### WHAT THE EXERCISE ASKS
Leave out any pictures and transcribe all other data below exactly.

### SOURCE EXCERPT
◆ ◆ ◆ ◆ ◆

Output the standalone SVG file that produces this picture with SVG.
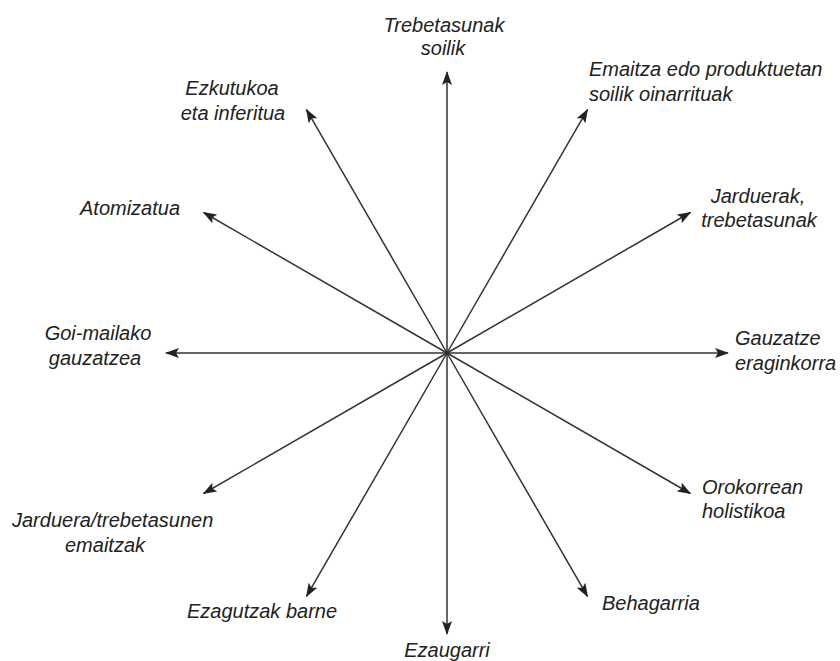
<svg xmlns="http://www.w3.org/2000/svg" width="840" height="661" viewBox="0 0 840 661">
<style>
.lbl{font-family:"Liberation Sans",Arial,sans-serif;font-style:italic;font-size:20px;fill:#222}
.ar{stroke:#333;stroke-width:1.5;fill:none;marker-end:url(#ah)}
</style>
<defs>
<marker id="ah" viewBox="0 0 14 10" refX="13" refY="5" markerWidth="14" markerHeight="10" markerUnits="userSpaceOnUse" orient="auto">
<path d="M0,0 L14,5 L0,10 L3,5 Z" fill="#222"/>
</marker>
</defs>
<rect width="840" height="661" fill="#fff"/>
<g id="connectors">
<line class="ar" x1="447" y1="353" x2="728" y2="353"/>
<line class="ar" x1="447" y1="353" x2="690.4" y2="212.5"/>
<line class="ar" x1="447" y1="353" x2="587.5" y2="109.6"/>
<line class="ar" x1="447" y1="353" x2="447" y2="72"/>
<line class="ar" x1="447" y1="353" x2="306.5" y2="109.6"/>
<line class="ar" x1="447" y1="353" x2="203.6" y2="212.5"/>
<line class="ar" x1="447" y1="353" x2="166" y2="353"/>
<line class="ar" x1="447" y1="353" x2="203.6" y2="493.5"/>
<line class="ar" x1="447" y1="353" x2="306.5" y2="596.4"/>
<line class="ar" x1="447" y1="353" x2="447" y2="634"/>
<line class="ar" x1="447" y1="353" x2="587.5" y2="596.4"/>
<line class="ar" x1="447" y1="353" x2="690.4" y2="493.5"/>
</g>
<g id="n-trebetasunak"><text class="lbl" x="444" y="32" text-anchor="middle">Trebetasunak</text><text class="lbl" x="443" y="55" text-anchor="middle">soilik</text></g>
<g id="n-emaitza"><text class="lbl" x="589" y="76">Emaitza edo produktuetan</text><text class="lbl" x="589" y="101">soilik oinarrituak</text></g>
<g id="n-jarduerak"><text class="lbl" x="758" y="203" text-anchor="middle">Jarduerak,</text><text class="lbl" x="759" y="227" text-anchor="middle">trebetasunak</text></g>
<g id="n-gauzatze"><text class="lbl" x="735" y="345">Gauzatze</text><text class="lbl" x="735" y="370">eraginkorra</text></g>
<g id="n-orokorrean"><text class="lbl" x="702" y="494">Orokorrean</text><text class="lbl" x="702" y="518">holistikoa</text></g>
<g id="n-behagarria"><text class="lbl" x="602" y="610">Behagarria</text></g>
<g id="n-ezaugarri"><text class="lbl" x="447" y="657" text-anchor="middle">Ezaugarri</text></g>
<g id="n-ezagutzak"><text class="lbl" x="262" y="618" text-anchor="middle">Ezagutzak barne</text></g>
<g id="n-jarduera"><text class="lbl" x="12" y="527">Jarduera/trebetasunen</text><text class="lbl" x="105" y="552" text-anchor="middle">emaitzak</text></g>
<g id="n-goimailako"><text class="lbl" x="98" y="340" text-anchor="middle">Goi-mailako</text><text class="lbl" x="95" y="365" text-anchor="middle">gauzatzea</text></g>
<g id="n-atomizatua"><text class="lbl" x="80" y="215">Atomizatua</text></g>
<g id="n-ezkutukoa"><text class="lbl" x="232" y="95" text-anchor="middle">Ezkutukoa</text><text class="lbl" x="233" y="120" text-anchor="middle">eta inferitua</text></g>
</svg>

◆ ◆ ◆ ◆ ◆

### SOLUTION
Output the standalone SVG file that produces this picture with SVG.
<svg xmlns="http://www.w3.org/2000/svg" width="840" height="661" viewBox="0 0 840 661">
<style>
.lbl{font-family:"Liberation Sans",Arial,sans-serif;font-style:italic;font-size:20px;fill:#222}
.ar{stroke:#333;stroke-width:1.5;fill:none;marker-end:url(#ah)}
</style>
<defs>
<marker id="ah" viewBox="0 0 14 10" refX="13" refY="5" markerWidth="14" markerHeight="10" markerUnits="userSpaceOnUse" orient="auto">
<path d="M0,0 L14,5 L0,10 L3,5 Z" fill="#222"/>
</marker>
</defs>
<rect width="840" height="661" fill="#fff"/>
<g id="connectors">
<line class="ar" x1="447" y1="353" x2="728" y2="353"/>
<line class="ar" x1="447" y1="353" x2="690.4" y2="212.5"/>
<line class="ar" x1="447" y1="353" x2="587.5" y2="109.6"/>
<line class="ar" x1="447" y1="353" x2="447" y2="72"/>
<line class="ar" x1="447" y1="353" x2="306.5" y2="109.6"/>
<line class="ar" x1="447" y1="353" x2="203.6" y2="212.5"/>
<line class="ar" x1="447" y1="353" x2="166" y2="353"/>
<line class="ar" x1="447" y1="353" x2="203.6" y2="493.5"/>
<line class="ar" x1="447" y1="353" x2="306.5" y2="596.4"/>
<line class="ar" x1="447" y1="353" x2="447" y2="634"/>
<line class="ar" x1="447" y1="353" x2="587.5" y2="596.4"/>
<line class="ar" x1="447" y1="353" x2="690.4" y2="493.5"/>
</g>
<g id="n-trebetasunak"><text class="lbl" x="444" y="32" text-anchor="middle">Trebetasunak</text><text class="lbl" x="443" y="55" text-anchor="middle">soilik</text></g>
<g id="n-emaitza"><text class="lbl" x="589" y="76">Emaitza edo produktuetan</text><text class="lbl" x="589" y="101">soilik oinarrituak</text></g>
<g id="n-jarduerak"><text class="lbl" x="758" y="203" text-anchor="middle">Jarduerak,</text><text class="lbl" x="759" y="227" text-anchor="middle">trebetasunak</text></g>
<g id="n-gauzatze"><text class="lbl" x="735" y="345">Gauzatze</text><text class="lbl" x="735" y="370">eraginkorra</text></g>
<g id="n-orokorrean"><text class="lbl" x="702" y="494">Orokorrean</text><text class="lbl" x="702" y="518">holistikoa</text></g>
<g id="n-behagarria"><text class="lbl" x="602" y="610">Behagarria</text></g>
<g id="n-ezaugarri"><text class="lbl" x="447" y="657" text-anchor="middle">Ezaugarri</text></g>
<g id="n-ezagutzak"><text class="lbl" x="262" y="618" text-anchor="middle">Ezagutzak barne</text></g>
<g id="n-jarduera"><text class="lbl" x="12" y="527">Jarduera/trebetasunen</text><text class="lbl" x="105" y="552" text-anchor="middle">emaitzak</text></g>
<g id="n-goimailako"><text class="lbl" x="98" y="340" text-anchor="middle">Goi-mailako</text><text class="lbl" x="95" y="365" text-anchor="middle">gauzatzea</text></g>
<g id="n-atomizatua"><text class="lbl" x="80" y="215">Atomizatua</text></g>
<g id="n-ezkutukoa"><text class="lbl" x="232" y="95" text-anchor="middle">Ezkutukoa</text><text class="lbl" x="233" y="120" text-anchor="middle">eta inferitua</text></g>
</svg>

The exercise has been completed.